Reproduce all of the data below without alteration; exclude every picture.

** BEGIN Supplied information **

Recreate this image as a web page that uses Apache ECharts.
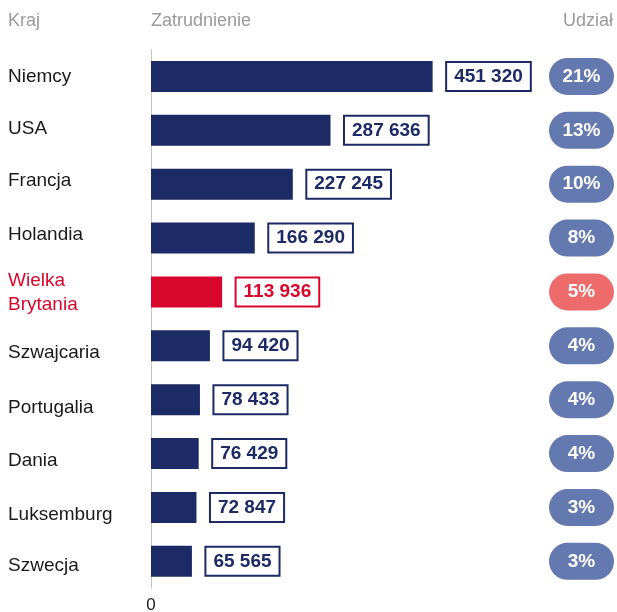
<!DOCTYPE html>
<html>
<head>
<meta charset="utf-8">
<script src="https://cdn.jsdelivr.net/npm/echarts@6/dist/echarts.min.js"></script>
<style>
  html, body { margin: 0; padding: 0; background: #fff; }
  #chart { width: 617px; height: 612px; }
</style>
</head>
<body>
<div id="chart"></div>
<script>
// Employment by country, with each country's share of the total
const countries = ['Niemcy', 'USA', 'Francja', 'Holandia', 'Wielka\nBrytania', 'Szwajcaria', 'Portugalia', 'Dania', 'Luksemburg', 'Szwecja'];
const employment = [451320, 287636, 227245, 166290, 113936, 94420, 78433, 76429, 72847, 65565];
const shares = ['21%', '13%', '10%', '8%', '5%', '4%', '4%', '4%', '3%', '3%'];
const highlighted = 'Wielka\nBrytania';

const FONT = '"Liberation Sans", Arial, Helvetica, sans-serif';
const NAVY = '#1c2a65';
const RED = '#d9062c';
const PILL_BLUE = '#6579b1';
const PILL_RED = '#ee6b6b';
const GREY = '#9a9a9a';

// vertical nudge (px, positive = down) of each country name against its bar
const nameNudge = [0, -2, -3, -3, 1, 7, 8, 7, 7, 4];

const fmt = v => String(v).replace(/\B(?=(\d{3})+(?!\d))/g, ' ');

const pill = color => ({
  backgroundColor: color, color: '#fff', fontWeight: 'bold', fontSize: 19,
  fontFamily: FONT, width: 65, height: 37, lineHeight: 37, align: 'center', borderRadius: 18.5
});

// one rich style per row so each name can carry its own nudge
const nameRich = {};
countries.forEach((c, i) => {
  const d = nameNudge[i];
  nameRich['n' + i] = {
    fontSize: 19,
    lineHeight: 24,
    fontFamily: FONT,
    color: c === highlighted ? RED : '#1a1a1a',
    padding: d >= 0 ? [d * 2, 0, 0, 0] : [0, 0, -d * 2, 0]
  };
});

const chart = echarts.init(document.getElementById('chart'), null, { renderer: 'canvas' });

chart.setOption({
  animation: false,
  textStyle: { fontFamily: FONT },
  grid: { left: 151, top: 49.5, width: 400, height: 538.8, containLabel: false, outerBoundsMode: 'none' },
  xAxis: {
    type: 'value',
    min: 0,
    max: 641000,
    interval: 641000,
    splitLine: { show: false },
    axisLine: { show: false },
    axisTick: { show: false },
    axisLabel: {
      margin: 9,
      fontSize: 17,
      color: '#1a1a1a',
      fontFamily: FONT,
      formatter: v => (v === 0 ? '0' : '')
    }
  },
  yAxis: [
    {
      type: 'category',
      inverse: true,
      data: countries,
      axisLine: { show: true, lineStyle: { color: '#c4c4c4', width: 1 } },
      axisTick: { show: false },
      axisLabel: {
        align: 'left',
        margin: 143,
        fontSize: 19,
        lineHeight: 24,
        fontFamily: FONT,
        color: '#1a1a1a',
        formatter: (v, i) => v.split('\n').map(line => '{n' + i + '|' + line + '}').join('\n'),
        rich: nameRich
      }
    },
    {
      type: 'category',
      inverse: true,
      position: 'right',
      data: shares,
      axisLine: { show: false },
      axisTick: { show: false },
      axisLabel: {
        margin: -2,
        formatter: (v, i) => (countries[i] === highlighted ? '{r|' + v + '}' : '{b|' + v + '}'),
        rich: { b: pill(PILL_BLUE), r: pill(PILL_RED) }
      }
    }
  ],
  series: [
    {
      type: 'bar',
      yAxisIndex: 0,
      barWidth: 31,
      data: employment.map((v, i) => {
        const isHl = countries[i] === highlighted;
        return {
          value: v,
          itemStyle: { color: isHl ? RED : NAVY },
          label: {
            color: isHl ? RED : NAVY,
            borderColor: isHl ? RED : NAVY
          }
        };
      }),
      label: {
        show: true,
        position: 'right',
        distance: 14.5,
        formatter: p => fmt(p.value),
        fontFamily: FONT,
        fontWeight: 'bold',
        fontSize: 19,
        lineHeight: 20,
        backgroundColor: '#fff',
        borderWidth: 2,
        padding: [4, 7, 3, 7]
      }
    }
  ],
  graphic: [
    { type: 'text', left: 8, top: 12, style: { text: 'Kraj', fontSize: 18, fill: GREY, fontFamily: FONT } },
    { type: 'text', left: 151, top: 12, style: { text: 'Zatrudnienie', fontSize: 18, fill: GREY, fontFamily: FONT } },
    { type: 'text', right: 4, top: 12, style: { text: 'Udział', fontSize: 18, fill: GREY, fontFamily: FONT } }
  ]
});
</script>
</body>
</html>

** END Supplied information **

=== Answer to the problem ===
Recreate this image as a web page that uses Apache ECharts.
<!DOCTYPE html>
<html>
<head>
<meta charset="utf-8">
<script src="https://cdn.jsdelivr.net/npm/echarts@6/dist/echarts.min.js"></script>
<style>
  html, body { margin: 0; padding: 0; background: #fff; }
  #chart { width: 617px; height: 612px; }
</style>
</head>
<body>
<div id="chart"></div>
<script>
// Employment by country, with each country's share of the total
const countries = ['Niemcy', 'USA', 'Francja', 'Holandia', 'Wielka\nBrytania', 'Szwajcaria', 'Portugalia', 'Dania', 'Luksemburg', 'Szwecja'];
const employment = [451320, 287636, 227245, 166290, 113936, 94420, 78433, 76429, 72847, 65565];
const shares = ['21%', '13%', '10%', '8%', '5%', '4%', '4%', '4%', '3%', '3%'];
const highlighted = 'Wielka\nBrytania';

const FONT = '"Liberation Sans", Arial, Helvetica, sans-serif';
const NAVY = '#1c2a65';
const RED = '#d9062c';
const PILL_BLUE = '#6579b1';
const PILL_RED = '#ee6b6b';
const GREY = '#9a9a9a';

// vertical nudge (px, positive = down) of each country name against its bar
const nameNudge = [0, -2, -3, -3, 1, 7, 8, 7, 7, 4];

const fmt = v => String(v).replace(/\B(?=(\d{3})+(?!\d))/g, ' ');

const pill = color => ({
  backgroundColor: color, color: '#fff', fontWeight: 'bold', fontSize: 19,
  fontFamily: FONT, width: 65, height: 37, lineHeight: 37, align: 'center', borderRadius: 18.5
});

// one rich style per row so each name can carry its own nudge
const nameRich = {};
countries.forEach((c, i) => {
  const d = nameNudge[i];
  nameRich['n' + i] = {
    fontSize: 19,
    lineHeight: 24,
    fontFamily: FONT,
    color: c === highlighted ? RED : '#1a1a1a',
    padding: d >= 0 ? [d * 2, 0, 0, 0] : [0, 0, -d * 2, 0]
  };
});

const chart = echarts.init(document.getElementById('chart'), null, { renderer: 'canvas' });

chart.setOption({
  animation: false,
  textStyle: { fontFamily: FONT },
  grid: { left: 151, top: 49.5, width: 400, height: 538.8, containLabel: false, outerBoundsMode: 'none' },
  xAxis: {
    type: 'value',
    min: 0,
    max: 641000,
    interval: 641000,
    splitLine: { show: false },
    axisLine: { show: false },
    axisTick: { show: false },
    axisLabel: {
      margin: 9,
      fontSize: 17,
      color: '#1a1a1a',
      fontFamily: FONT,
      formatter: v => (v === 0 ? '0' : '')
    }
  },
  yAxis: [
    {
      type: 'category',
      inverse: true,
      data: countries,
      axisLine: { show: true, lineStyle: { color: '#c4c4c4', width: 1 } },
      axisTick: { show: false },
      axisLabel: {
        align: 'left',
        margin: 143,
        fontSize: 19,
        lineHeight: 24,
        fontFamily: FONT,
        color: '#1a1a1a',
        formatter: (v, i) => v.split('\n').map(line => '{n' + i + '|' + line + '}').join('\n'),
        rich: nameRich
      }
    },
    {
      type: 'category',
      inverse: true,
      position: 'right',
      data: shares,
      axisLine: { show: false },
      axisTick: { show: false },
      axisLabel: {
        margin: -2,
        formatter: (v, i) => (countries[i] === highlighted ? '{r|' + v + '}' : '{b|' + v + '}'),
        rich: { b: pill(PILL_BLUE), r: pill(PILL_RED) }
      }
    }
  ],
  series: [
    {
      type: 'bar',
      yAxisIndex: 0,
      barWidth: 31,
      data: employment.map((v, i) => {
        const isHl = countries[i] === highlighted;
        return {
          value: v,
          itemStyle: { color: isHl ? RED : NAVY },
          label: {
            color: isHl ? RED : NAVY,
            borderColor: isHl ? RED : NAVY
          }
        };
      }),
      label: {
        show: true,
        position: 'right',
        distance: 14.5,
        formatter: p => fmt(p.value),
        fontFamily: FONT,
        fontWeight: 'bold',
        fontSize: 19,
        lineHeight: 20,
        backgroundColor: '#fff',
        borderWidth: 2,
        padding: [4, 7, 3, 7]
      }
    }
  ],
  graphic: [
    { type: 'text', left: 8, top: 12, style: { text: 'Kraj', fontSize: 18, fill: GREY, fontFamily: FONT } },
    { type: 'text', left: 151, top: 12, style: { text: 'Zatrudnienie', fontSize: 18, fill: GREY, fontFamily: FONT } },
    { type: 'text', right: 4, top: 12, style: { text: 'Udział', fontSize: 18, fill: GREY, fontFamily: FONT } }
  ]
});
</script>
</body>
</html>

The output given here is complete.